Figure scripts
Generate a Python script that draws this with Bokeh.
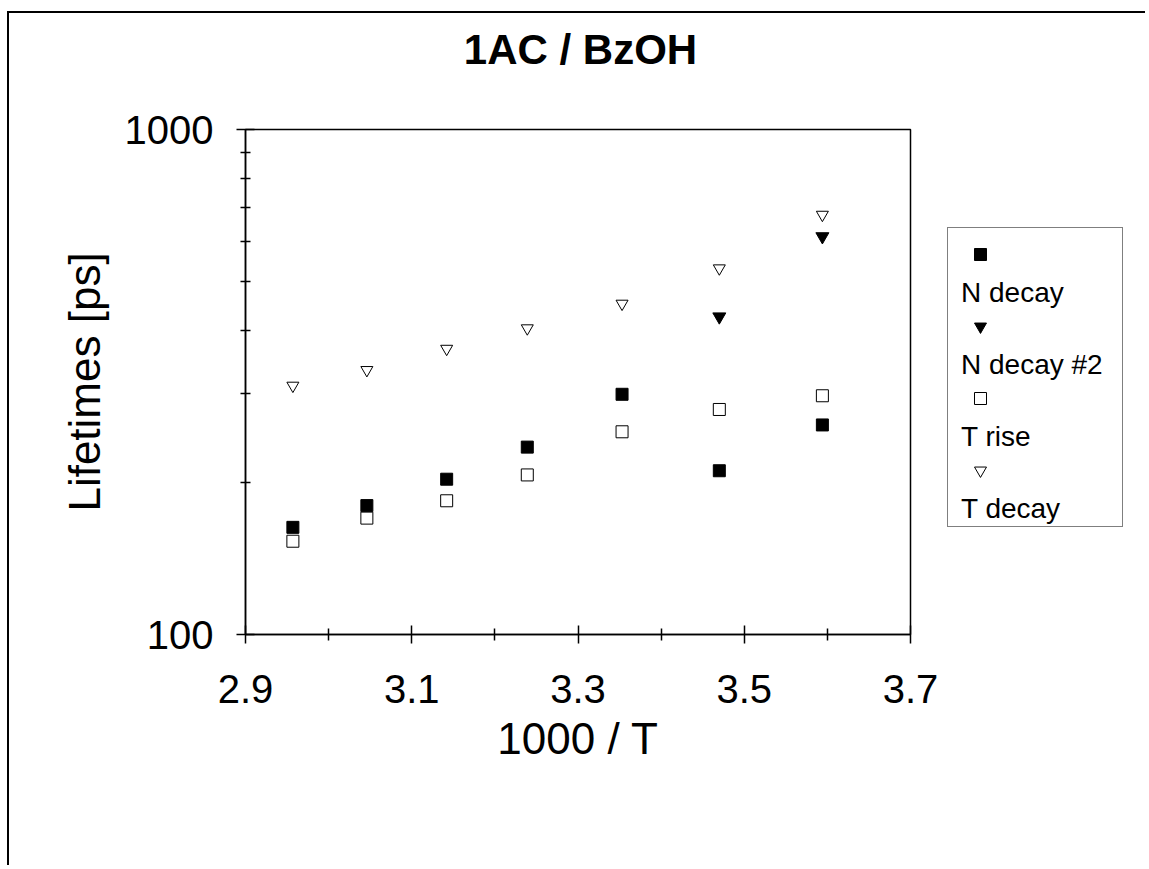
from bokeh.plotting import figure
from bokeh.models import FixedTicker, Legend, LegendItem, Label
from bokeh.embed import file_html
from bokeh.resources import INLINE

# ---- data ----
inv_temp = [2.957, 3.046, 3.142, 3.239, 3.353, 3.470, 3.594]
n_decay = [163, 180, 203, 235, 299, 211, 260]
inv_temp_2 = [3.470, 3.594]
n_decay_2 = [426, 614]
t_rise = [153, 170, 184, 207, 252, 279, 297]
t_decay = [311, 334, 368, 404, 452, 531, 678]

x_ticks = [2.9, 3.1, 3.3, 3.5, 3.7]
x_minor = [3.0, 3.2, 3.4, 3.6]
y_ticks = [100, 1000]
y_minor = [200, 300, 400, 500, 600, 700, 800, 900]

title_text = "1AC / BzOH"
series_names = ["N decay", "N decay #2", "T rise", "T decay"]

FONT = "Liberation Sans"
W, H = 1138, 854

# ---------------- main chart ----------------
p = figure(width=W, height=H, x_range=(2.9, 3.7), y_range=(100, 1000),
           y_axis_type="log", output_backend="svg", toolbar_location=None,
           min_border_left=236, min_border_right=237, min_border_top=116,
           min_border_bottom=233)
p.styles = {"position": "absolute", "left": "7px", "top": "11px",
            "border-left": "2px solid black", "border-top": "2px solid black"}

p.xgrid.visible = False
p.ygrid.visible = False
p.outline_line_color = "black"
p.outline_line_width = 1.5
p.background_fill_color = "white"
p.border_fill_color = "white"

for ax in (p.xaxis[0], p.yaxis[0]):
    ax.axis_line_color = "black"
    ax.axis_line_width = 1.5
    ax.major_tick_line_color = "black"
    ax.minor_tick_line_color = "black"
    ax.major_tick_line_width = 1.5
    ax.minor_tick_line_width = 1.5
    ax.major_tick_in = 9
    ax.major_tick_out = 9
    ax.major_label_text_font = FONT
    ax.major_label_text_font_size = "40px"
    ax.major_label_text_color = "black"
    ax.axis_label_text_font = FONT
    ax.axis_label_text_font_size = "44px"
    ax.axis_label_text_font_style = "normal"
    ax.axis_label_text_color = "black"

p.xaxis.ticker = FixedTicker(ticks=x_ticks, minor_ticks=x_minor)
p.xaxis.minor_tick_in = 6
p.xaxis.minor_tick_out = 6
p.xaxis.major_label_standoff = 31
p.xaxis.axis_label = "1000 / T"
p.xaxis.axis_label_standoff = 8

p.yaxis.ticker = FixedTicker(ticks=y_ticks, minor_ticks=y_minor)
p.yaxis.minor_tick_in = 5
p.yaxis.minor_tick_out = 5
p.yaxis.major_label_standoff = 23
p.yaxis.major_label_overrides = {100: "100", 1000: "1000"}
p.yaxis.axis_label = "Lifetimes [ps]"
p.yaxis.axis_label_standoff = 13

STY = [
    dict(marker="square", fill_color="black", line_color="black"),
    dict(marker="inverted_triangle", fill_color="black", line_color="black"),
    dict(marker="square", fill_color="white", line_color="black", line_width=1),
    dict(marker="inverted_triangle", fill_color="white", line_color="black", line_width=1),
]
SERIES = [(inv_temp, n_decay, 12), (inv_temp_2, n_decay_2, 13),
          (inv_temp, t_rise, 12), (inv_temp, t_decay, 12)]
for (xs, ys, sz), st in zip(SERIES, STY):
    p.scatter(xs, ys, size=sz, **st)

# ---------------- overlay: title + legend ----------------
# ranges chosen so that the proxy series (same data) fall outside the canvas
q = figure(width=W, height=H, x_range=(100, 200), y_range=(10000, 20000),
           output_backend="svg", toolbar_location=None,
           x_axis_location=None, y_axis_location=None,
           min_border=0, min_border_left=0, min_border_right=0,
           min_border_top=0, min_border_bottom=0)
q.styles = {"position": "absolute", "left": "9px", "top": "13px"}
q.xgrid.visible = False
q.ygrid.visible = False
q.outline_line_color = None
q.background_fill_alpha = 0
q.border_fill_alpha = 0

q.add_layout(Label(x=571, y=H - 36, x_units="screen", y_units="screen",
                   text=title_text, text_align="center",
                   text_baseline="alphabetic", text_font=FONT,
                   text_font_size="42px", text_font_style="bold",
                   text_color="black"))

blank = q.scatter(x=inv_temp, y=n_decay, size=1, fill_alpha=0, line_alpha=0)
proxies = [q.scatter(xs, ys, size=sz, **st) for (xs, ys, sz), st in zip(SERIES, STY)]

box_items, text_items, marker_items = [], [], []
for name, prx in zip(series_names, proxies):
    box_items += [LegendItem(label=" ", renderers=[blank]),
                  LegendItem(label=" ", renderers=[blank])]
    text_items += [LegendItem(label=" ", renderers=[blank]),
                   LegendItem(label=name, renderers=[blank])]
    marker_items += [LegendItem(label=" ", renderers=[prx]),
                     LegendItem(label=" ", renderers=[blank])]

common = dict(orientation="vertical", spacing=0, margin=0, glyph_height=36,
              label_height=36, label_standoff=0, label_text_font=FONT,
              label_text_font_size="28px", label_text_color="black")
# bordered box (padding applies only when a border is drawn)
legend_box = Legend(items=box_items, location=(938, 340), padding=5,
                    glyph_width=9, label_width=155,
                    border_line_color="black", border_line_width=1,
                    background_fill_color="white", background_fill_alpha=1,
                    **common)
# borderless layers: no padding
legend_text = Legend(items=text_items, location=(938, 340), padding=0,
                     glyph_width=14, label_width=150,
                     border_line_color=None, background_fill_alpha=0,
                     **common)
legend_marks = Legend(items=marker_items, location=(956, 343), padding=0,
                      glyph_width=30, label_width=20,
                      border_line_color=None, background_fill_alpha=0,
                      **common)
q.add_layout(legend_box)
q.add_layout(legend_text)
q.add_layout(legend_marks)

open("out.html", "w").write(file_html([p, q], INLINE))
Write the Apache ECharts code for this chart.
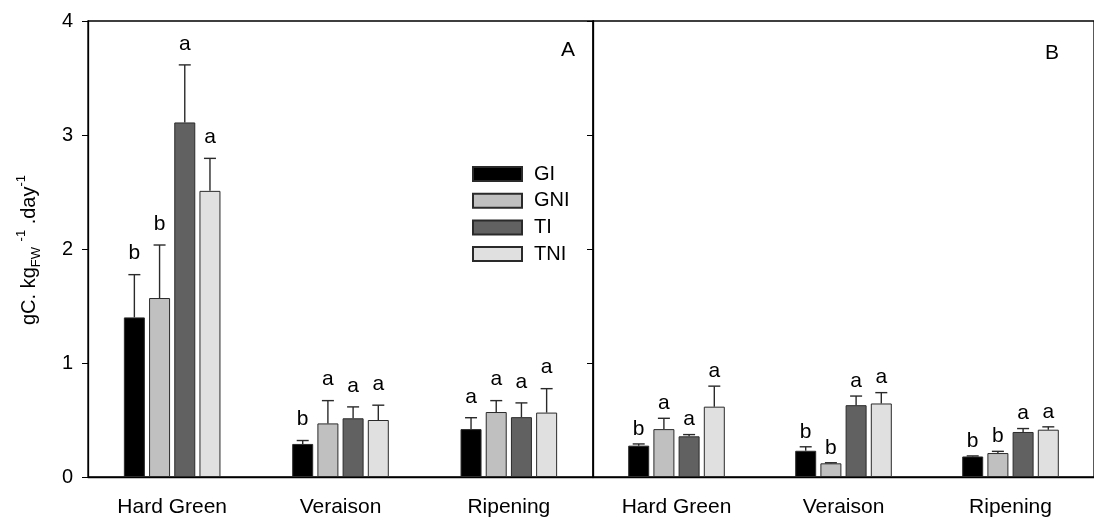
<!DOCTYPE html>
<html>
<head>
<meta charset="utf-8">
<script src="https://cdn.jsdelivr.net/npm/echarts@6/dist/echarts.min.js"></script>
<style>
  html, body { margin: 0; padding: 0; background: #fff; }
  #chart { width: 1094px; height: 518px; }
</style>
</head>
<body>
<div id="chart"></div>
<script>
// Stages and treatments
const categories = ['Hard Green', 'Veraison', 'Ripening'];
const seriesNames = ['GI', 'GNI', 'TI', 'TNI'];
const yTicks = [0, 1, 2, 3, 4];

// Panel A: means, standard errors, significance letters
const meanA_GI  = [1.40, 0.29, 0.42];
const meanA_GNI = [1.57, 0.47, 0.57];
const meanA_TI  = [3.11, 0.515, 0.525];
const meanA_TNI = [2.51, 0.50, 0.565];
const seA_GI  = [0.375, 0.03, 0.10];
const seA_GNI = [0.465, 0.20, 0.10];
const seA_TI  = [0.505, 0.10, 0.125];
const seA_TNI = [0.285, 0.13, 0.21];
const letA_GI  = ['b', 'b', 'a'];
const letA_GNI = ['b', 'a', 'a'];
const letA_TI  = ['a', 'a', 'a'];
const letA_TNI = ['a', 'a', 'a'];

// Panel B: means, standard errors, significance letters
const meanB_GI  = [0.275, 0.23, 0.18];
const meanB_GNI = [0.42, 0.12, 0.21];
const meanB_TI  = [0.357, 0.63, 0.395];
const meanB_TNI = [0.617, 0.645, 0.415];
const seB_GI  = [0.015, 0.035, 0.005];
const seB_GNI = [0.095, 0.005, 0.015];
const seB_TI  = [0.015, 0.08, 0.03];
const seB_TNI = [0.18, 0.095, 0.025];
const letB_GI  = ['b', 'b', 'b'];
const letB_GNI = ['a', 'b', 'b'];
const letB_TI  = ['a', 'a', 'a'];
const letB_TNI = ['a', 'a', 'a'];

const FONT = "'Liberation Sans', Arial, sans-serif";
const colors = ['#000000', '#c0c0c0', '#616161', '#e0e0e0'];
const BAR_W = 21;
const BAR_GAP = 0.2;
const PITCH = BAR_W * (1 + BAR_GAP);

const panels = [
  { means: [meanA_GI, meanA_GNI, meanA_TI, meanA_TNI],
    ses: [seA_GI, seA_GNI, seA_TI, seA_TNI],
    letters: [letA_GI, letA_GNI, letA_TI, letA_TNI], labelOff: 21 },
  { means: [meanB_GI, meanB_GNI, meanB_TI, meanB_TNI],
    ses: [seB_GI, seB_GNI, seB_TI, seB_TNI],
    letters: [letB_GI, letB_GNI, letB_TI, letB_TNI], labelOff: 15 }
];

function xAxisFor(idx) {
  return {
    type: 'category', gridIndex: idx, data: categories,
    axisLine: { lineStyle: { color: '#000', width: 1.3 } },
    axisTick: { alignWithLabel: true, length: 6, lineStyle: { color: '#000' } },
    axisLabel: { color: '#000', fontFamily: FONT, fontSize: 21, margin: 20 },
    splitLine: { show: false }
  };
}

function yAxisFor(idx) {
  return {
    type: 'value', gridIndex: idx, min: yTicks[0], max: yTicks[yTicks.length - 1], interval: 1,
    axisLine: { show: true, lineStyle: { color: '#000', width: 1.3 } },
    axisTick: { show: true, length: 6, lineStyle: { color: '#000' } },
    axisLabel: { show: idx === 0, color: '#000', fontFamily: FONT, fontSize: 20, margin: 15 },
    splitLine: { show: false }
  };
}

const series = [];
panels.forEach((p, pi) => {
  seriesNames.forEach((name, si) => {
    series.push({
      name: name, type: 'bar', xAxisIndex: pi, yAxisIndex: pi,
      data: p.means[si], barWidth: BAR_W, barGap: (BAR_GAP * 100) + '%',
      itemStyle: { color: colors[si], borderColor: '#2a2a2a', borderWidth: 1 },
      emphasis: { disabled: true }, animation: false
    });
  });
  seriesNames.forEach((name, si) => {
    series.push({
      type: 'custom', xAxisIndex: pi, yAxisIndex: pi, z: 5, animation: false,
      data: categories.map((c, ci) => [ci, p.means[si][ci], p.means[si][ci] + p.ses[si][ci]]),
      renderItem: function (params, api) {
        const ci = api.value(0);
        const base = api.coord([ci, api.value(1)]);
        const top = api.coord([ci, api.value(2)]);
        const cx = base[0] + (si - 1.5) * PITCH;
        const txt = p.letters[si][ci];
        return {
          type: 'group',
          children: [
            { type: 'line', shape: { x1: cx, y1: base[1], x2: cx, y2: top[1] },
              style: { stroke: '#2a2a2a', lineWidth: 1.4 } },
            { type: 'line', shape: { x1: cx - 6, y1: top[1], x2: cx + 6, y2: top[1] },
              style: { stroke: '#2a2a2a', lineWidth: 1.4 } },
            { type: 'text', style: { text: txt, x: cx, y: top[1] - p.labelOff,
              align: 'center', verticalAlign: 'middle', fontSize: 21, fontFamily: FONT, fill: '#000' } }
          ]
        };
      }
    });
  });
});

const chart = echarts.init(document.getElementById('chart'), null, { renderer: 'canvas' });
chart.setOption({
  backgroundColor: '#fff',
  animation: false,
  grid: [
    { left: 88, top: 21, width: 505, height: 456, show: true, borderColor: '#000', borderWidth: 1.3, backgroundColor: 'transparent' },
    { left: 593, top: 21, width: 508, height: 456, show: true, borderColor: '#000', borderWidth: 1.3, backgroundColor: 'transparent' }
  ],
  xAxis: [xAxisFor(0), xAxisFor(1)],
  yAxis: [yAxisFor(0), yAxisFor(1)],
  legend: {
    data: seriesNames, orient: 'vertical', left: 467, top: 159,
    itemWidth: 49, itemHeight: 14, itemGap: 6.7, selectedMode: false,
    icon: 'rect',
    textStyle: { color: '#000', fontFamily: FONT, fontSize: 20, lineHeight: 20, padding: [0, 0, 0, 7] }
  },
  graphic: [
    { type: 'text', left: 561, top: 40, style: { text: 'A', fontSize: 21, fontFamily: FONT, fill: '#000' } },
    { type: 'text', left: 1045, top: 43, style: { text: 'B', fontSize: 21, fontFamily: FONT, fill: '#000' } },
    { type: 'text', x: 29, y: 250, rotation: Math.PI / 2,
      style: {
        text: '{m|gC. kg}{sub|FW}{m| }{sup|-1}{m| .day}{sup|-1}',
        align: 'center', verticalAlign: 'middle', fill: '#000',
        rich: {
          m: { fontSize: 20, fontFamily: FONT, lineHeight: 28, fill: '#000' },
          sub: { fontSize: 13, fontFamily: FONT, lineHeight: 13, verticalAlign: 'bottom', fill: '#000' },
          sup: { fontSize: 13, fontFamily: FONT, lineHeight: 13, verticalAlign: 'top', fill: '#000' }
        }
      } }
  ],
  series: series
});
</script>
</body>
</html>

▶ [Challenge] Using the material above, copy every line in which the string "this" occurs.

▶ [Solution below]
Generate a Python script that draws this with Bokeh.
Write the Apache ECharts code for this chart.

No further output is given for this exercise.